O Dr. Mark McAllister, da Universidade de Oxford, reforça esta ideia: “a tridimensionalidade das ondas é frequentemente negligenciada no desenho de turbinas eólicas offshore e outras estruturas marinhas em geral. As nossas conclusões sugerem que isto pode resultar numa subestimação das alturas extremas das ondas e, potencialmente, em projetos menos fiáveis”.

Além das consequências para a engenharia, estas novas evidências também podem afetar a nossa compreensão dos processos oceânicos mais alargados. O Dr. Draycott observa que a quebra de ondas desempenha um papel fundamental na troca de gases entre o ar e o mar, como na absorção de dióxido de carbono (CO2).
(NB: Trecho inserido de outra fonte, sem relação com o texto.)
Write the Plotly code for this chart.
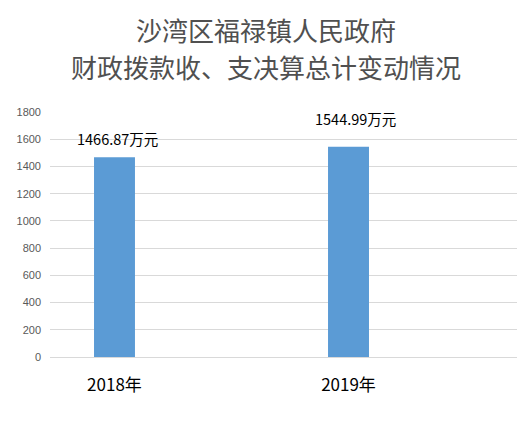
import plotly.graph_objects as go

title_lines = ["沙湾区福禄镇人民政府", "财政拨款收、支决算总计变动情况"]
categories = ["2018年", "2019年"]
values = [1466.87, 1544.99]
label_texts = ["1466.87万元", "1544.99万元"]
y_ticks = [0, 200, 400, 600, 800, 1000, 1200, 1400, 1600, 1800]

xpos = list(range(len(categories)))

fig = go.Figure()
fig.add_trace(go.Bar(
    x=xpos, y=values, width=0.175,
    marker=dict(color="#5B9BD5", line=dict(width=0)),
    hoverinfo="skip",
))

shifts = [(3, 19), (7, 28)]
for i, (v, t) in enumerate(zip(values, label_texts)):
    fig.add_annotation(x=xpos[i], y=v, text=t, showarrow=False,
                       xshift=shifts[i][0], yshift=shifts[i][1],
                       font=dict(family="Noto Sans CJK SC, Liberation Sans", size=14.5, color="#000000"))

for line, ypaper in zip(title_lines, [1.3347, 1.1837]):
    fig.add_annotation(x=0.4625, xref="paper", y=ypaper, yref="paper", yanchor="middle",
                       text=line, showarrow=False,
                       font=dict(family="Noto Sans CJK SC", size=26, color="#505050"))

fig.update_layout(
    width=524, height=415,
    margin=dict(l=42, r=15, t=104, b=66),
    paper_bgcolor="white", plot_bgcolor="white",
    showlegend=False,
    xaxis=dict(
        range=[-0.2756, 1.72],
        tickmode="array", tickvals=xpos, ticktext=categories,
        showgrid=False, zeroline=False, showline=False, ticks="",
        ticklabelstandoff=16, automargin=False,
        tickfont=dict(family="Noto Sans CJK SC, Liberation Sans", size=17, color="#000000"),
        fixedrange=True,
    ),
    yaxis=dict(
        range=[0, 1800],
        tickmode="array", tickvals=y_ticks,
        showgrid=True, gridcolor="#D9D9D9", gridwidth=1,
        zeroline=True, zerolinecolor="#D9D9D9", zerolinewidth=1,
        showline=False, ticks="",
        ticklabelstandoff=8, automargin=False,
        tickfont=dict(family="Liberation Sans", size=11, color="#595959"),
        fixedrange=True,
    ),
)

fig.write_html("out.html")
Além disso, a forma como as ondas quebram também influencia o transporte de partículas nos oceanos, como fitoplâncton e microplásticos.

Avanços nas técnicas de medição

O estudo é resultado de uma colaboração entre especialistas de várias instituições de renome, onde se incluem a Universidade de Manchester, Universidade de Oxford, Universidade de Edimburgo, University College Dublin, ENS Paris-Saclay e a Universidade de Delft. Para chegar a estas conclusões, a equipa desenvolveu uma nova técnica de medição tridimensional para estudar de o comportamento das ondas em fase de quebra.

O Dr. Thomas Davey, responsável pela FloWave, sustentada num centro de investigação da Universidade de Edimburgo, explicou a importância de recriar os estados do mar no laboratório.

A FloWave é uma instalação única que simula ondas e correntes em várias direções num tanque circular, permitindo a geração de condições oceânicas reais em ambiente controlado. Este ambiente permitiu isolar os fatores que influenciam o comportamento das ondas tridimensionais e medir com precisão a altura das ondas em alta resolução espacial.